A tarefa de escrever páginas livres consiste em sentar-se diante de um papel, caderno ou computador e escrever cadeias de ideias em forma livre. Uma coisa que puxa a outra até que um grande mosaico revele camadas e mais camadas daquilo que guardamos em nós mesmos. Esse fluxo tem sido como um resgate de partes de mim que acreditei não existirem mais.
Para qual direção? Em qual velocidade? Isso eu não sei, mas voltei a ter a percepção sobre a existência de vida em meu mundo interior e nos mundos ao meu redor.
E um marco temporal desta fase veio do clichê de arrumar o guarda-roupa quando é preciso por a vida em ordem. Mudar os móveis de lugar para promover alguma mudança na vida. Era preciso começar por algum lugar.

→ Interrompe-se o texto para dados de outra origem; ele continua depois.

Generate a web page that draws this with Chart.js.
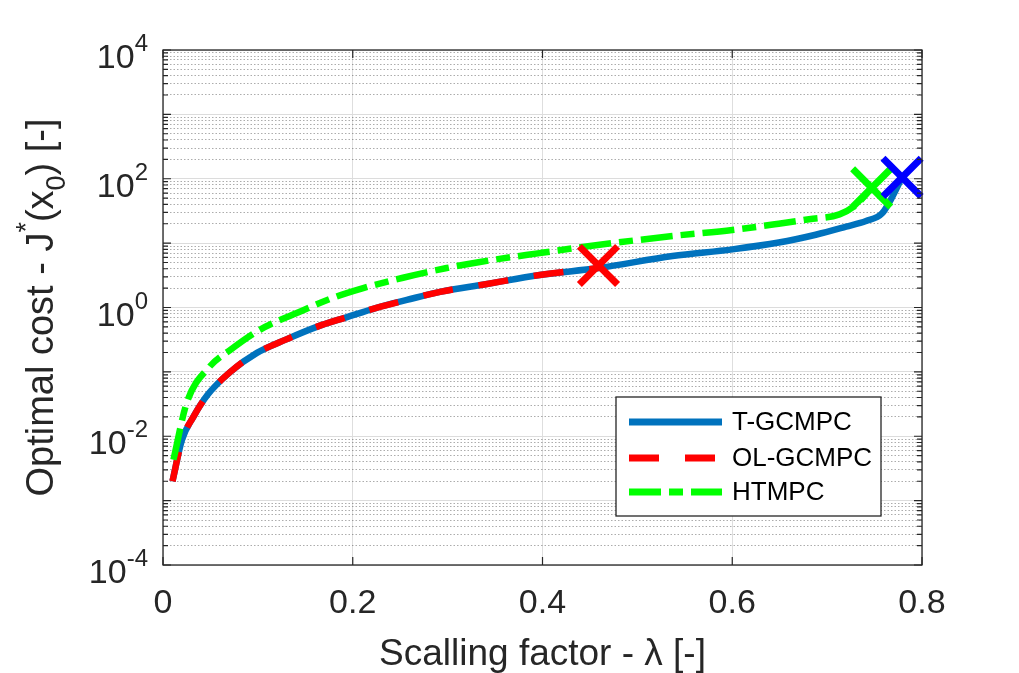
<!DOCTYPE html>
<html>
<head>
<meta charset="utf-8">
<script src="https://cdn.jsdelivr.net/npm/chart.js@4.4.1/dist/chart.umd.min.js"></script>
<style>
  html, body { margin: 0; padding: 0; background: #fff; }
  #wrap { width: 1019px; height: 673px; position: relative; }
</style>
</head>
<body>
<div id="wrap"><canvas id="cost-chart"></canvas></div>
<script>
"use strict";

// global
Chart.defaults.font.family = "Arial, 'Liberation Sans', Helvetica, sans-serif";
Chart.defaults.color = "#262626";

// T-GCMPC
var lambdaT = [0.01, 0.02, 0.032, 0.047, 0.071, 0.099, 0.13, 0.162, 0.194, 0.225, 0.257, 0.292, 0.34, 0.397, 0.459, 0.537, 0.6, 0.649, 0.688, 0.72, 0.741, 0.758, 0.768, 0.779];
var costT = [0.002, 0.0088, 0.02, 0.044, 0.1, 0.197, 0.32, 0.5, 0.71, 0.99, 1.31, 1.75, 2.3, 3.2, 4.1, 6.3, 8.0, 10.2, 13.5, 18, 22, 29, 50, 105];

// OL-GCMPC
var lambdaOL = [0.01, 0.02, 0.032, 0.047, 0.071, 0.099, 0.13, 0.162, 0.194, 0.225, 0.257, 0.292, 0.34, 0.397, 0.459];
var costOL = [0.002, 0.0088, 0.02, 0.044, 0.1, 0.197, 0.32, 0.5, 0.71, 0.99, 1.31, 1.75, 2.3, 3.2, 4.1];

// HTMPC
var lambdaH = [0.011, 0.025, 0.049, 0.071, 0.102, 0.141, 0.179, 0.211, 0.253, 0.299, 0.334, 0.397, 0.45, 0.537, 0.6, 0.649, 0.681, 0.713, 0.731, 0.747];
var costH = [0.0043, 0.033, 0.12, 0.22, 0.45, 0.82, 1.41, 2.0, 2.9, 4.1, 5.1, 7.0, 9.0, 12.9, 16, 20, 23.5, 28, 40, 72];

// end points (x markers)
var endLambda = [0.779, 0.459, 0.747];
var endCost = [105, 4.5, 72];

var seriesNames = ["T-GCMPC", "OL-GCMPC", "HTMPC"];
var seriesColors = ["#0072BD", "#FF0000", "#00FF00"];

// axes
var xTicks = [0, 0.2, 0.4, 0.6, 0.8];
var yDecades = [-4, -3, -2, -1, 0, 1, 2, 3];
var yMantissas = [1, 2, 3, 4, 5, 6, 7, 8, 9];
var yLabelExps = [-4, -2, 0, 2, 4];

function toPoints(xs, ys) {
  return xs.map(function (x, i) {
    return { x: x, y: ys[i] };
  });
}

function isDecade(v) {
  var l = Math.log10(v);
  return Math.abs(l - Math.round(l)) < 1e-9;
}

var dashT = [];
var dashOL = [30, 26];
var dashH = [32, 8, 14, 8];

// y tick labels 10^n, y title with sup/sub, box, inner ticks, legend
var matlabAxes = {
  id: "matlabAxes",
  afterDraw: function (chart) {
    var ctx = chart.ctx;
    var area = chart.chartArea;
    var ys = chart.scales.y;
    var xs = chart.scales.x;
    ctx.save();

    // tick labels on y
    ctx.fillStyle = "#262626";
    ctx.textBaseline = "alphabetic";
    ctx.textAlign = "left";
    yLabelExps.forEach(function (e) {
      var py = ys.getPixelForValue(Math.pow(10, e));
      var expText = String(e);
      ctx.font = "24px Arial, 'Liberation Sans', sans-serif";
      var we = ctx.measureText(expText).width;
      ctx.font = "34px Arial, 'Liberation Sans', sans-serif";
      var wb = ctx.measureText("10").width;
      var right = 148;
      ctx.fillText("10", right - we - wb, py + 18);
      ctx.font = "24px Arial, 'Liberation Sans', sans-serif";
      ctx.fillText(expText, right - we, py + 1);
    });

    // y title
    var parts = [
      { t: "Optimal cost - J", s: 38, dy: 0 },
      { t: "*", s: 27, dy: -18 },
      { t: "(x", s: 38, dy: 0 },
      { t: "0", s: 27, dy: 12 },
      { t: ") [-]", s: 38, dy: 0 }
    ];
    var total = 0;
    parts.forEach(function (p) {
      ctx.font = p.s + "px Arial, 'Liberation Sans', sans-serif";
      p.w = ctx.measureText(p.t).width;
      total += p.w;
    });
    ctx.save();
    ctx.translate(53, (area.top + area.bottom) / 2);
    ctx.rotate(-Math.PI / 2);
    var cx = -total / 2;
    parts.forEach(function (p) {
      ctx.font = p.s + "px Arial, 'Liberation Sans', sans-serif";
      ctx.fillText(p.t, cx, p.dy);
      cx += p.w;
    });
    ctx.restore();

    // box
    ctx.strokeStyle = "#262626";
    ctx.lineWidth = 1.3;
    ctx.setLineDash([]);
    ctx.strokeRect(area.left, area.top, area.right - area.left, area.bottom - area.top);

    // inner ticks
    ctx.lineWidth = 1.2;
    ctx.beginPath();
    ys.ticks.forEach(function (t) {
      var py = ys.getPixelForValue(t.value);
      var len = isDecade(t.value) ? 8 : 5;
      ctx.moveTo(area.left, py);
      ctx.lineTo(area.left + len, py);
      ctx.moveTo(area.right, py);
      ctx.lineTo(area.right - len, py);
    });
    xs.ticks.forEach(function (t) {
      var px = xs.getPixelForValue(t.value);
      ctx.moveTo(px, area.bottom);
      ctx.lineTo(px, area.bottom - 8);
      ctx.moveTo(px, area.top);
      ctx.lineTo(px, area.top + 8);
    });
    ctx.stroke();

    // legend
    var lx = 616, ly = 397, lw = 265, lh = 119;
    ctx.fillStyle = "#fff";
    ctx.fillRect(lx, ly, lw, lh);
    ctx.strokeStyle = "#262626";
    ctx.lineWidth = 1.3;
    ctx.strokeRect(lx, ly, lw, lh);
    var rows = [422, 458, 492];
    chart.data.datasets.forEach(function (ds) {
      if (ds.legendRow === undefined) return;
      var ry = rows[ds.legendRow];
      ctx.strokeStyle = ds.borderColor;
      ctx.lineWidth = 7;
      ctx.lineCap = "butt";
      ctx.setLineDash(ds.borderDash || []);
      ctx.beginPath();
      ctx.moveTo(629, ry);
      ctx.lineTo(722, ry);
      ctx.stroke();
      ctx.setLineDash([]);
      ctx.fillStyle = "#000";
      ctx.font = "26px Arial, 'Liberation Sans', sans-serif";
      ctx.textBaseline = "middle";
      ctx.fillText(ds.label, 732, ry + 1);
    });
    ctx.restore();
  }
};

var ctx1 = document.getElementById("cost-chart").getContext("2d");

var costChart = new Chart(ctx1, {
  type: "line",
  data: {
    datasets: [
      {
        label: seriesNames[0],
        data: toPoints(lambdaT, costT),
        borderColor: seriesColors[0],
        borderWidth: 6.5,
        borderDash: dashT,
        pointRadius: 0,
        cubicInterpolationMode: "monotone",
        order: 6,
        legendRow: 0,
      },
      {
        label: seriesNames[1],
        data: toPoints(lambdaOL, costOL),
        borderColor: seriesColors[1],
        borderWidth: 6.5,
        borderDash: dashOL,
        pointRadius: 0,
        cubicInterpolationMode: "monotone",
        order: 5,
        legendRow: 1,
      },
      {
        label: seriesNames[2],
        data: toPoints(lambdaH, costH),
        borderColor: seriesColors[2],
        borderWidth: 6.5,
        borderDash: dashH,
        pointRadius: 0,
        cubicInterpolationMode: "monotone",
        order: 4,
        legendRow: 2,
      },
      {
        label: "end HTMPC",
        data: [{ x: endLambda[2], y: endCost[2] }],
        showLine: false,
        pointStyle: "crossRot",
        pointRadius: 27,
        pointHoverRadius: 27,
        pointBorderWidth: 7,
        borderColor: seriesColors[2],
        clip: false,
        order: 3,
      },
      {
        label: "end OL-GCMPC",
        data: [{ x: endLambda[1], y: endCost[1] }],
        showLine: false,
        pointStyle: "crossRot",
        pointRadius: 27,
        pointHoverRadius: 27,
        pointBorderWidth: 7,
        borderColor: seriesColors[1],
        clip: false,
        order: 2,
      },
      {
        label: "end T-GCMPC",
        data: [{ x: endLambda[0], y: endCost[0] }],
        showLine: false,
        pointStyle: "crossRot",
        pointRadius: 27,
        pointHoverRadius: 27,
        pointBorderWidth: 7,
        borderColor: "#0000FF",
        clip: false,
        order: 1,
      },
    ],
  },
  options: {
    responsive: true,
    maintainAspectRatio: false,
    animation: false,
    events: [],
    layout: {
      padding: { top: 50, right: 97, left: 0, bottom: 0 },
    },
    plugins: {
      legend: { display: false },
      tooltip: { enabled: false },
    },
    scales: {
      x: {
        type: "linear",
        min: 0,
        max: 0.8,
        afterBuildTicks: function (scale) {
          scale.ticks = xTicks.map(function (v) {
            return { value: v };
          });
        },
        afterFit: function (scale) {
          scale.height = 108;
        },
        grid: {
          color: "#dedede",
          lineWidth: 1,
          drawTicks: false,
        },
        border: { display: false },
        ticks: {
          font: { size: 34 },
          color: "#262626",
          padding: 18,
          maxRotation: 0,
          callback: function (value) {
            return value === 0 ? "0" : value.toFixed(1);
          },
        },
        title: {
          display: true,
          text: "Scalling factor - \u03BB [-]",
          color: "#262626",
          font: { size: 37, lineHeight: 1 },
          padding: { top: 0, bottom: 0 },
        },
      },
      y: {
        type: "logarithmic",
        min: 1e-4,
        max: 1e4,
        afterBuildTicks: function (scale) {
          var t = [];
          yDecades.forEach(function (d) {
            yMantissas.forEach(function (m) {
              t.push({ value: m * Math.pow(10, d) });
            });
          });
          t.push({ value: 1e4 });
          scale.ticks = t;
        },
        afterFit: function (scale) {
          scale.width = 163;
        },
        grid: {
          drawTicks: false,
          lineWidth: 1,
          color: function (c) {
            return c.tick && isDecade(c.tick.value) ? "#dcdcdc" : "rgba(38,38,38,0.38)";
          },
        },
        border: {
          display: false,
          dash: function (c) {
            return c.tick && isDecade(c.tick.value) ? [] : [1.5, 2];
          },
        },
        ticks: { display: false },
      },
    },
  },
  plugins: [matlabAxes],
});
</script>
</body>
</html>
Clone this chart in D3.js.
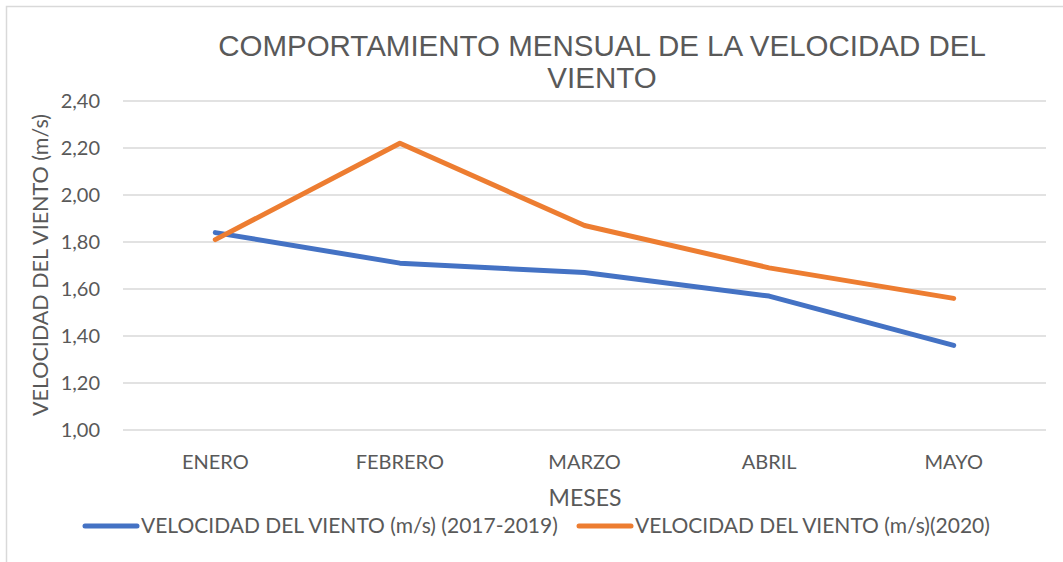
<!DOCTYPE html>
<html lang="es">
<head>
  <meta charset="UTF-8">
  <title>Comportamiento mensual de la velocidad del viento</title>
  <script src="https://d3js.org/d3.v7.min.js"></script>
</head>
<body style="margin: 0; background: #fff;">
<svg id="chart" width="1063" height="562"></svg>
<script>
  // data
  const months = ["ENERO", "FEBRERO", "MARZO", "ABRIL", "MAYO"];
  const viento2017_2019 = [1.84, 1.71, 1.67, 1.57, 1.36];
  const viento2020 = [1.81, 2.22, 1.87, 1.69, 1.56];
  const yTicks = [1.0, 1.2, 1.4, 1.6, 1.8, 2.0, 2.2, 2.4];
  const seriesNames = ["VELOCIDAD DEL VIENTO (m/s) (2017-2019)", "VELOCIDAD DEL VIENTO (m/s)(2020)"];
  const colors = ["#4472c4", "#ed7d31"];

  const textColor = "#595959";
  const bodyFont = "Lato, 'Open Sans', sans-serif";

  const svg = d3.select("#chart");

  // outer chart border
  svg.append("rect")
    .attr("x", 6.5).attr("y", 6.5)
    .attr("width", 1100).attr("height", 600)
    .attr("fill", "none")
    .attr("stroke", "#d9d9d9")
    .attr("stroke-width", 1.5);

  const plot = { left: 123, right: 1046, top: 101, bottom: 430 };

  const x = d3.scaleBand().domain(months).range([plot.left, plot.right]);
  const y = d3.scaleLinear().domain([1.0, 2.4]).range([plot.bottom, plot.top]);

  const fmt = v => d3.format(".2f")(v).replace(".", ",");

  // gridlines
  svg.append("g")
    .selectAll("line")
    .data(yTicks)
    .join("line")
    .attr("x1", plot.left).attr("x2", plot.right)
    .attr("y1", d => y(d)).attr("y2", d => y(d))
    .attr("stroke", "#d9d9d9")
    .attr("stroke-width", 1.5);

  // y tick labels
  svg.append("g")
    .selectAll("text")
    .data(yTicks)
    .join("text")
    .attr("x", 100)
    .attr("y", d => y(d))
    .attr("dy", "0.35em")
    .attr("text-anchor", "end")
    .attr("fill", textColor)
    .style("font-family", bodyFont)
    .style("font-size", "20px")
    .text(fmt);

  // x tick labels
  svg.append("g")
    .selectAll("text")
    .data(months)
    .join("text")
    .attr("x", d => x(d) + x.bandwidth() / 2)
    .attr("y", 462)
    .attr("dy", "0.35em")
    .attr("text-anchor", "middle")
    .attr("fill", textColor)
    .style("font-family", bodyFont)
    .style("font-size", "20px")
    .text(d => d);

  // title
  const title = svg.append("text")
    .attr("text-anchor", "middle")
    .attr("fill", textColor)
    .style("font-family", "'Liberation Sans', Arial, sans-serif")
    .style("font-size", "29.5px");
  title.append("tspan").attr("x", 602).attr("y", 56).text("COMPORTAMIENTO MENSUAL DE LA VELOCIDAD DEL");
  title.append("tspan").attr("x", 602).attr("y", 88).text("VIENTO");

  // axis titles
  svg.append("text")
    .attr("transform", "translate(40,265) rotate(-90)")
    .attr("dy", "0.35em")
    .attr("text-anchor", "middle")
    .attr("fill", textColor)
    .style("font-family", bodyFont)
    .style("font-size", "21.5px")
    .text("VELOCIDAD DEL VIENTO (m/s)");

  svg.append("text")
    .attr("x", 585)
    .attr("y", 498)
    .attr("dy", "0.35em")
    .attr("text-anchor", "middle")
    .attr("fill", textColor)
    .style("font-family", bodyFont)
    .style("font-size", "23px")
    .text("MESES");

  // lines
  const line = d3.line()
    .x((d, i) => x(months[i]) + x.bandwidth() / 2)
    .y(d => y(d));

  [viento2017_2019, viento2020].forEach((values, i) => {
    svg.append("path")
      .datum(values)
      .attr("fill", "none")
      .attr("stroke", colors[i])
      .attr("stroke-width", 5)
      .attr("stroke-linecap", "round")
      .attr("stroke-linejoin", "round")
      .attr("d", line);
  });

  // legend
  const legendX = [85, 579];
  const legend = svg.append("g")
    .selectAll("g")
    .data(seriesNames)
    .join("g")
    .attr("transform", (d, i) => `translate(${legendX[i]},526)`);

  legend.append("line")
    .attr("x1", 0).attr("x2", 52)
    .attr("stroke", (d, i) => colors[i])
    .attr("stroke-width", 5)
    .attr("stroke-linecap", "round");

  legend.append("text")
    .attr("x", 56)
    .attr("dy", "0.35em")
    .attr("fill", textColor)
    .style("font-family", bodyFont)
    .style("font-size", "21px")
    .text(d => d);
</script>
</body>
</html>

E me dediquei a pequenas tarefas como essa, imbuído por uma reflexão que ouvi no podcast Cartas de um Terapeuta (ep. 76), no qual o psicanalista Alexandre Coimbra Amaral fala sobre rigidez. E, dentre tantas ideias e reflexões que aquele episódio me trouxe, fui atingido em cheio pela percepção de que é um pensamento rígido achar que só podemos fazer uma única coisa ou que nossa dedicação precisa estar centrada exclusivamente a uma tarefa, missão, grupos ou formas de pensar.
Como eu nunca havia pensando sobre isso antes? Essa forma de pensar tão linear me persegue desde que me entendo por gente. Quantas vezes me vejo dizendo: “ah, não vou fazer tal projeto agora, porque estou ocupado demais, cansado demais, não tenho tempo”? Então o tempo passa e nem estou desocupado, nem descansado, tampouco tenho o tempo de volta.
Comentei a respeito dessa descoberta com meu psicólogo e refleti sobre o quanto essa rigidez secou minha ousadia, minha vontade de ir além, podou meu senso criativo, silenciou e guardou na gaveta meu eu artista. Nessa busca por respostas, percebi que esse modo de sentir e encarar esteve agravado em fases de luzes apagadas dentro da casa da minha alma. Mas que passaram. A vida continuou, apesar de tudo.
O fato é que, ao me sentir em reticências, o que realmente sentia era que minha mente finalmente havia alcançado o passo do tempo e se colocado no presente. De maneira aleatória (ou algorítmica), assisti a um vídeo de uma moça compartilhando sua experiência pós depressiva ao dizer que era como se o tempo tivesse passado devagar para ela, como se nada acontecesse, mas a vida simplesmente ao redor continuasse. E, ao sentir a melhora, ela olha para trás e parece existir um borrão nesse período de tempo.
Era isso que sentia em ocasiões semelhantes. Exatamente essa sensação de que eu estava em câmera lenta, observando tudo acontecer ao mesmo tempo no meu entorno. Sempre com a necessidade de um grande esforço para tentar acompanhar, inutilmente, o implacável avançar dos ponteiros do relógio.
Passos e compassos ajustados, sinto que, após as reticências, estou escrevendo uma página nova. Puxando novos retalhos para, como disse Alexandre em seu Cartas de um Terapeuta, costurar a colcha de retalhos de minha vida.
Que sensação interessante é a de se sentir em movimento. Ainda que de forma prática e material não pareça nada, há em meu rosto a sensação refrescante do vento de quem, pedalando feliz, abre os braços em agradecimento aos céus por mais uma oportunidade de recomeço. De renascimento.